Mûsâ yetişip olgunlaşınca, ona hikmet ve ilim verdik. İşte güzel davrananları biz böyle ödüllendiririz.

Mûsâ, ahalisinin farkedemeyeceği bir vakitte şehre girdi. Orada, biri kendi halkından, diğeri düşmanı olan taraftan iki adamın birbirleriyle kavga ettiğini gördü. Kendi halkından olan kişi, düşman taraftan olana karşı ondan yardım istedi. Bunun üzerine Mûsâ ötekine bir yumruk vurup ölümüne sebep oldu; sonra şöyle dedi: “Bu şeytanın işidir; o gerçekten ayartıcı ve apaçık bir düşman!

Rabbim! Doğrusu kendime zulmettim; beni bağışla!” Allah da onu bağışladı. Çünkü O, gerçekten çok bağışlayıcı ve çok esirgeyicidir.

Mûsâ, “Rabbim! Bana lutfettiğin nimetler hakkı için suçlulara asla arka çıkmayacağım” dedi.

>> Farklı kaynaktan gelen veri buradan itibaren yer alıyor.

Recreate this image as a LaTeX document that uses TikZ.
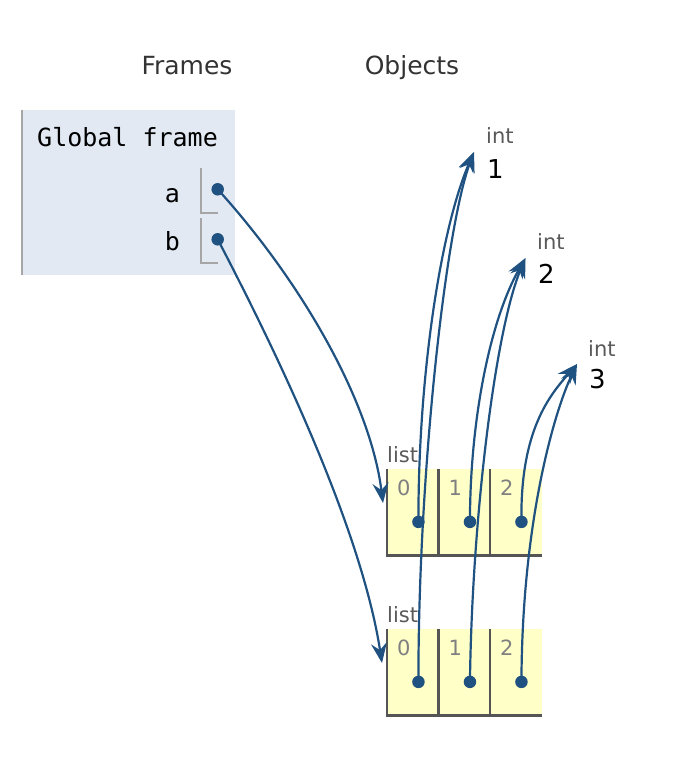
\documentclass[tikz,border=0pt]{standalone}
\usepackage{fontspec}
\setmainfont{DejaVu Sans}
\setmonofont{DejaVu Sans Mono}
\usetikzlibrary{arrows.meta,positioning}
\definecolor{ptr}{HTML}{1F5280}
\definecolor{framebg}{HTML}{E2E9F3}
\definecolor{listbg}{HTML}{FFFFC8}
\definecolor{edge}{HTML}{555555}

\begin{document}
\begin{tikzpicture}[x=1pt,y=-1pt,
  hd/.style={font=\fontsize{25}{30}\selectfont,text=black!80,anchor=base,inner sep=0pt},
  mono/.style={font=\fontsize{25}{30}\selectfont\ttfamily,inner sep=0pt},
  tag/.style={font=\fontsize{21}{25}\selectfont,text=black!65,anchor=base west,inner sep=0pt},
  val/.style={font=\fontsize{26}{30}\selectfont,anchor=base west,inner sep=0pt},
  idx/.style={font=\fontsize{21}{25}\selectfont,text=black!50,anchor=north west,inner sep=0pt},
  dotp/.style={circle,fill=ptr,inner sep=0pt,minimum size=12.5pt},
  ref/.style={draw=ptr,line width=2.2pt,-{Stealth[length=20pt,width=16pt,inset=7pt]}},
  cell/.style={fill=listbg,minimum width=51.5pt,minimum height=86pt,inner sep=0pt,anchor=north west},
  brd/.style={draw=edge,line width=2.8pt},
  slot/.style={draw=black!35,line width=2pt}]
\useasboundingbox (0,0) rectangle (676,758);
% headers
\node[hd] (frm) at (187,74) {Frames};
\node[hd] (obj) at (412,74) {Objects};
% global frame
\node[fill=framebg,minimum width=213pt,minimum height=165pt,inner sep=0pt,anchor=north west] (gf) at (22,110) {};
\draw[slot] (gf.north west)--(gf.south west);
\node[mono,anchor=base west] (gft) at (37,146) {Global frame};
\node[mono,anchor=base east] (na) at (180,202) {a};
\node[mono,anchor=base east] (nb) at (180,250) {b};
\node[dotp] (pa) at (217.7,189.3) {};
\node[dotp] (pb) at (217.7,239.3) {};
\foreach \p in {pa,pb}
  \draw[slot] ([shift={(-16.5pt,21pt)}]\p.center)--([shift={(-16.5pt,-24pt)}]\p.center)--([shift={(0.5pt,-24pt)}]\p.center);
% int objects
\foreach \i in {1,2,3} {
  \node[tag] (int\i) at ({486+51*(\i-1)},{143+106.5*(\i-1)}) {int};
  \node[val] (v\i) at ({487+51*(\i-1)},{178+105*(\i-1)}) {\i};
  \coordinate (t\i) at ({474+51.5*(\i-1)},{152+106*(\i-1)});
}
% two lists
\foreach \l/\y in {A/469,B/629} {
  \node[tag] (ls\l) at (387,\y-7) {list};
  \foreach \k in {0,1,2} {
    \node[cell] (c\l\k) at ({387+51.5*\k},\y) {};
    \draw[brd] (c\l\k.north west)--(c\l\k.south west)--(c\l\k.south east);
    \node[idx] (i\l\k) at ([shift={(10pt,-11pt)}]c\l\k.north west) {\k};
    \node[dotp] (\l\k) at ([shift={(5.5pt,-9.7pt)}]c\l\k.center) {};
  }
}
\coordinate (inA) at (383,503);
\coordinate (inB) at (382,663);
% references
\draw[ref] (pa.center) .. controls (300,280) and (370,400) .. (inA);
\draw[ref] (pb.center) .. controls (265,330) and (360,520) .. (inB);
\draw[ref] (A0.center) .. controls (418,380) and (440,230) .. (t1);
\draw[ref] (B0.center) .. controls (418,480) and (445,230) .. (t1);
\draw[ref] (A1.center) .. controls (470,420) and (490,320) .. (t2);
\draw[ref] (B1.center) .. controls (472,520) and (495,330) .. (t2);
\draw[ref] (A2.center) .. controls (520,430) and (550,395) .. (t3);
\draw[ref] (B2.center) .. controls (522,520) and (555,410) .. (t3);
\end{tikzpicture}
\end{document}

Hz. Mûsâ sarayda iyi bir eğitim gördü. Olgunluk çağına ulaşınca Allah tarafından kendisinehikmet ve ilim verildi (krş. atevrat Çıkış, 2/2-10). Mûsâ, kendisine daha peygamberlik gelmeden Firavun’un yanlış yolda olduğunu biliyor ve İsrâiloğulları’na baskı uyguladığını görüyordu. O sebeple muhtemelen bu konudaki düşüncesini yakınlarına açmış, muhalefeti ağızdan ağıza yayılınca da gözden kaybolup kendini gizlemişti. Şehre ancak geceleri çıkıyordu. Ahalisinin haberi olmadığı bir sırada girdiği şehrin neresi olduğu kesin olarak bilinmemekle beraber müfessirlerin çoğunluğuna göre Mısır’da Firavun’un ikamet ettiği şehirdir.

Rivayete göre Hz. Mûsâ, öğle vakti halkın istirahate çekilmiş olduğu bir sırada bu şehre girmiş, şehirde biri İsrâiloğulları’ndan, diğeri Kıptîler’den olan iki kişinin kavga ettiğini görmüş, İsrâilli’nin kendisinden yardım istemesi üzerine Kıptî’ye bir yumruk vurarak ölümüne sebep olmuştur.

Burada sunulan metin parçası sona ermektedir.